• Short exercise:
Copy out all the lines where "that" shows up.

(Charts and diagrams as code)

** START **

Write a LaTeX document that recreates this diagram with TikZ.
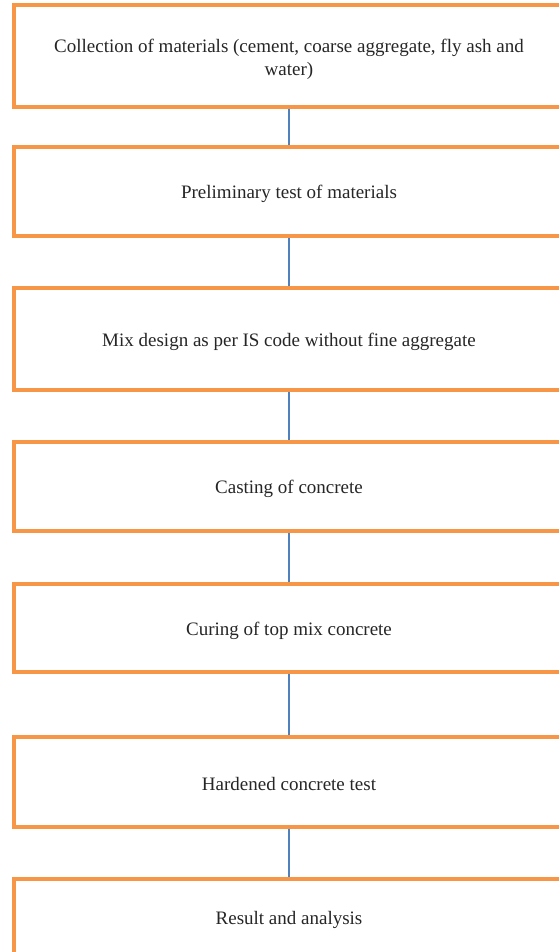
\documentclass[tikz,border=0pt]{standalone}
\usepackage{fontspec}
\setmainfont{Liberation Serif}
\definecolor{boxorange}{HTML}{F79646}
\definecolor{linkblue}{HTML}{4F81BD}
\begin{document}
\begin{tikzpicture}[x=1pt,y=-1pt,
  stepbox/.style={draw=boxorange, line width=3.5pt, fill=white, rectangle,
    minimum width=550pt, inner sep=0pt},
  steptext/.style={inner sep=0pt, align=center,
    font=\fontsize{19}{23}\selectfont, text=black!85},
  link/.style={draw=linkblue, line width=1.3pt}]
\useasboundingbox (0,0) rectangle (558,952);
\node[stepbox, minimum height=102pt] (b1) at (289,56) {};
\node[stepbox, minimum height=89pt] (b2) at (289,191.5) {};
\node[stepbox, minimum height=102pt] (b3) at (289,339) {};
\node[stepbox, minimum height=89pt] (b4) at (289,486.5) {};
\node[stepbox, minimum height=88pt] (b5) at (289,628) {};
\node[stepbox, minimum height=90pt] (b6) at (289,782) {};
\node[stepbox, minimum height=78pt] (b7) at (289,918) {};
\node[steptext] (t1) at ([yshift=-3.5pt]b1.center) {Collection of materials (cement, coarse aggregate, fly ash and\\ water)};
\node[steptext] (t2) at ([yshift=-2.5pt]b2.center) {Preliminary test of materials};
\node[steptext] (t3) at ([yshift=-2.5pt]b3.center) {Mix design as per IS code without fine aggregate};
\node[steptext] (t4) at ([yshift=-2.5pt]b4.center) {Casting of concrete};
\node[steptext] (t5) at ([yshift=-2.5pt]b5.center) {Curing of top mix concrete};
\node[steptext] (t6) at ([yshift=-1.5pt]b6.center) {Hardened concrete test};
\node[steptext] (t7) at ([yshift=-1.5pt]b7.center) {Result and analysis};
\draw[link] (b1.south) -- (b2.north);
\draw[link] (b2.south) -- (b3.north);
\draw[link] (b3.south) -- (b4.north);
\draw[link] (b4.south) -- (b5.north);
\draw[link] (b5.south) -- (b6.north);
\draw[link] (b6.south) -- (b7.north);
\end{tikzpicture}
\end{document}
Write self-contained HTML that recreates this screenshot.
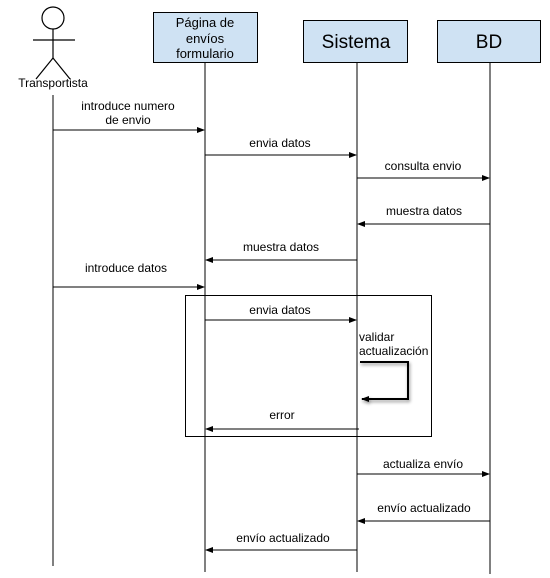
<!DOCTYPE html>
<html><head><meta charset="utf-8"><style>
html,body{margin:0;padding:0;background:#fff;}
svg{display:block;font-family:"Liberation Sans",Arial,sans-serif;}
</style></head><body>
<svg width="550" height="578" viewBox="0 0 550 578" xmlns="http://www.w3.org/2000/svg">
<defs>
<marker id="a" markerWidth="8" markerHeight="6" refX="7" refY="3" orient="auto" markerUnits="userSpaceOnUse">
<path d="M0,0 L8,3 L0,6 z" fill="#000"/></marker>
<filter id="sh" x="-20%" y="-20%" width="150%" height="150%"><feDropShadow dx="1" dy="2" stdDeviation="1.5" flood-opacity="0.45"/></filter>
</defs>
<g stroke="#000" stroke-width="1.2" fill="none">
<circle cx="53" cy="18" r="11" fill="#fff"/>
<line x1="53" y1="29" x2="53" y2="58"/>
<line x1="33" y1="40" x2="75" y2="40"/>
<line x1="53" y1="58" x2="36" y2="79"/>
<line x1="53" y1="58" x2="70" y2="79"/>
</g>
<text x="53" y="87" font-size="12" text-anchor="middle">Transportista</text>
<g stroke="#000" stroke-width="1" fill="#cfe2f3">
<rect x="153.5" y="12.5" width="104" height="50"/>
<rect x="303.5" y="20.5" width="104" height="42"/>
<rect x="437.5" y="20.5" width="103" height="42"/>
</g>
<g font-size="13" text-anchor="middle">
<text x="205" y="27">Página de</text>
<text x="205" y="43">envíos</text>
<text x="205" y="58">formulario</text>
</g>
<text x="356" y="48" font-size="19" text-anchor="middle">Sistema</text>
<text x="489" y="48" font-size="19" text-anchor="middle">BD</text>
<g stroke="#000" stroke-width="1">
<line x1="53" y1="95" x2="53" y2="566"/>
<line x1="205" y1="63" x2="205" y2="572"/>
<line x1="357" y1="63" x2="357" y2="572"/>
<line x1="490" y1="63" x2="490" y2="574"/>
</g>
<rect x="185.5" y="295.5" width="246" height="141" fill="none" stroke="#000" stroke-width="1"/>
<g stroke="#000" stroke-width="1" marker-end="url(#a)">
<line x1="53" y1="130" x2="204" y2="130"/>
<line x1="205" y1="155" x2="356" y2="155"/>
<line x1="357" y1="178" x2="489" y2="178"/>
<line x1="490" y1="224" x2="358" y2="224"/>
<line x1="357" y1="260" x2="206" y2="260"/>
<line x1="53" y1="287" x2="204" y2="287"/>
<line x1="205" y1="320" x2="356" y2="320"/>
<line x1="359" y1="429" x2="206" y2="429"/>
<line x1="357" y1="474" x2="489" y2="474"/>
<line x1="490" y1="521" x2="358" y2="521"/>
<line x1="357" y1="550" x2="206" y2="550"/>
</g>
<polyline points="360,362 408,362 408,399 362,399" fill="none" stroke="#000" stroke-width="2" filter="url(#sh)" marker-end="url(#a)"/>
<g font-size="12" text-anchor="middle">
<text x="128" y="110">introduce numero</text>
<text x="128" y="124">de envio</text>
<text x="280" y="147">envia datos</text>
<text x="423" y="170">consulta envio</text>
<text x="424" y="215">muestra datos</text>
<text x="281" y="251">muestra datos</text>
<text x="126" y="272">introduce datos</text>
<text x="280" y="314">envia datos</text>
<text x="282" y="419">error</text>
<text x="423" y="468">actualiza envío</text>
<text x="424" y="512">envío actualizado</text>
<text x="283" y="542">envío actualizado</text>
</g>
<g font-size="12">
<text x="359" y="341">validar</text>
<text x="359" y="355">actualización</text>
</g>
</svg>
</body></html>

** END **
** START **

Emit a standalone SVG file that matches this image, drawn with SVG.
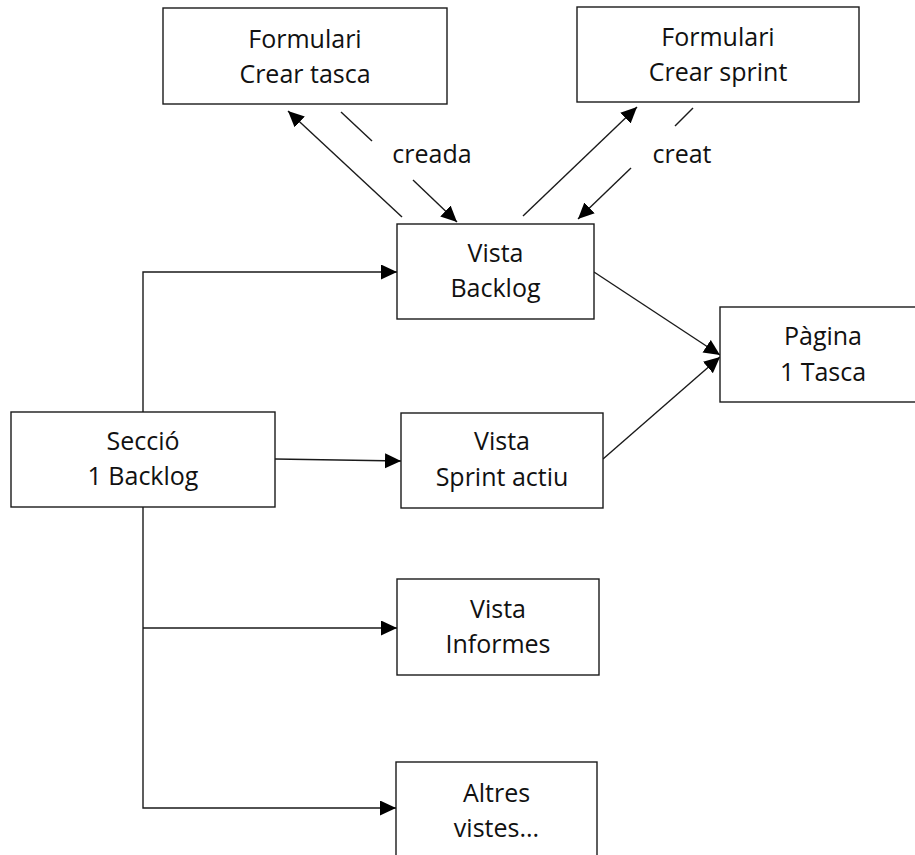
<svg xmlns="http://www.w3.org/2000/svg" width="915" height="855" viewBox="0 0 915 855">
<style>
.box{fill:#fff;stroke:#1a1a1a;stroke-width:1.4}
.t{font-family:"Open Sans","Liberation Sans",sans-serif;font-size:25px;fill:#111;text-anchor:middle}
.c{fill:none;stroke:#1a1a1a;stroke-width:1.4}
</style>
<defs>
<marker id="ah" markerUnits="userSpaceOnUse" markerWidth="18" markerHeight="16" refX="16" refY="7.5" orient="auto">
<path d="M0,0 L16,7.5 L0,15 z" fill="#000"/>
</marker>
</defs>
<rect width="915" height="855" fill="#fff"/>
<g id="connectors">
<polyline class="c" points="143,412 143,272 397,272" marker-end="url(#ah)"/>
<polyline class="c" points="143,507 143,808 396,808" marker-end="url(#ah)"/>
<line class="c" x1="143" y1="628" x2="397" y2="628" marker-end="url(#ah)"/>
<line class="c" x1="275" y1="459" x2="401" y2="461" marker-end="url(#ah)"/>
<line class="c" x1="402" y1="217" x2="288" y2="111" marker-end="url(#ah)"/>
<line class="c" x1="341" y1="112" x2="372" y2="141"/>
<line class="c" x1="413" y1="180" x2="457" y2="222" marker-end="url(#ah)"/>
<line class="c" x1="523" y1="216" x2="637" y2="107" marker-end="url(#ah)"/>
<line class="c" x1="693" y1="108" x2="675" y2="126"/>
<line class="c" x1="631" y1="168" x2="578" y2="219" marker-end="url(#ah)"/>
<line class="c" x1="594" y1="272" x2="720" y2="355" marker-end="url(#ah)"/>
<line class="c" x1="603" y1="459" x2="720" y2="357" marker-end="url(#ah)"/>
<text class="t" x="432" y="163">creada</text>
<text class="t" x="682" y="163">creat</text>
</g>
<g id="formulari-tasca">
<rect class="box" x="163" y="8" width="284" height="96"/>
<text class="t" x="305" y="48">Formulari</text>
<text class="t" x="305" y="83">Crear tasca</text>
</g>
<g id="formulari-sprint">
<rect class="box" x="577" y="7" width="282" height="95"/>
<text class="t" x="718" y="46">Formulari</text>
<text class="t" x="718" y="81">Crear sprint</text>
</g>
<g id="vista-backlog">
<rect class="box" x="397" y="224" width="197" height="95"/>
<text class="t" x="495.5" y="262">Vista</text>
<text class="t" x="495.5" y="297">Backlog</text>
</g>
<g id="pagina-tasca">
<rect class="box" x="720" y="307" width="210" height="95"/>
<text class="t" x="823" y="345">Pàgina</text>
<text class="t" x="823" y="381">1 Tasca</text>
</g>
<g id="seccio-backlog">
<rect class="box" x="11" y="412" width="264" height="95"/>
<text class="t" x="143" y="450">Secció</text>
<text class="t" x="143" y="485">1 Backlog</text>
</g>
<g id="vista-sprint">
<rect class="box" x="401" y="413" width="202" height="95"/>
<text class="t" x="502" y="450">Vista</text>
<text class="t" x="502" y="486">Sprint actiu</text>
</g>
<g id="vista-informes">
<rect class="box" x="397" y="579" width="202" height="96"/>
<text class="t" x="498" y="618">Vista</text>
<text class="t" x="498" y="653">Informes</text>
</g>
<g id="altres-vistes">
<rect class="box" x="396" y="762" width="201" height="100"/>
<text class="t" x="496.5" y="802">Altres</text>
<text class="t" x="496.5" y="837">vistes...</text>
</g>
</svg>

** END **

• Result of this task:
Write a LaTeX document that recreates this diagram with TikZ.
Write self-contained HTML that recreates this screenshot.
Emit a standalone SVG file that matches this image, drawn with SVG.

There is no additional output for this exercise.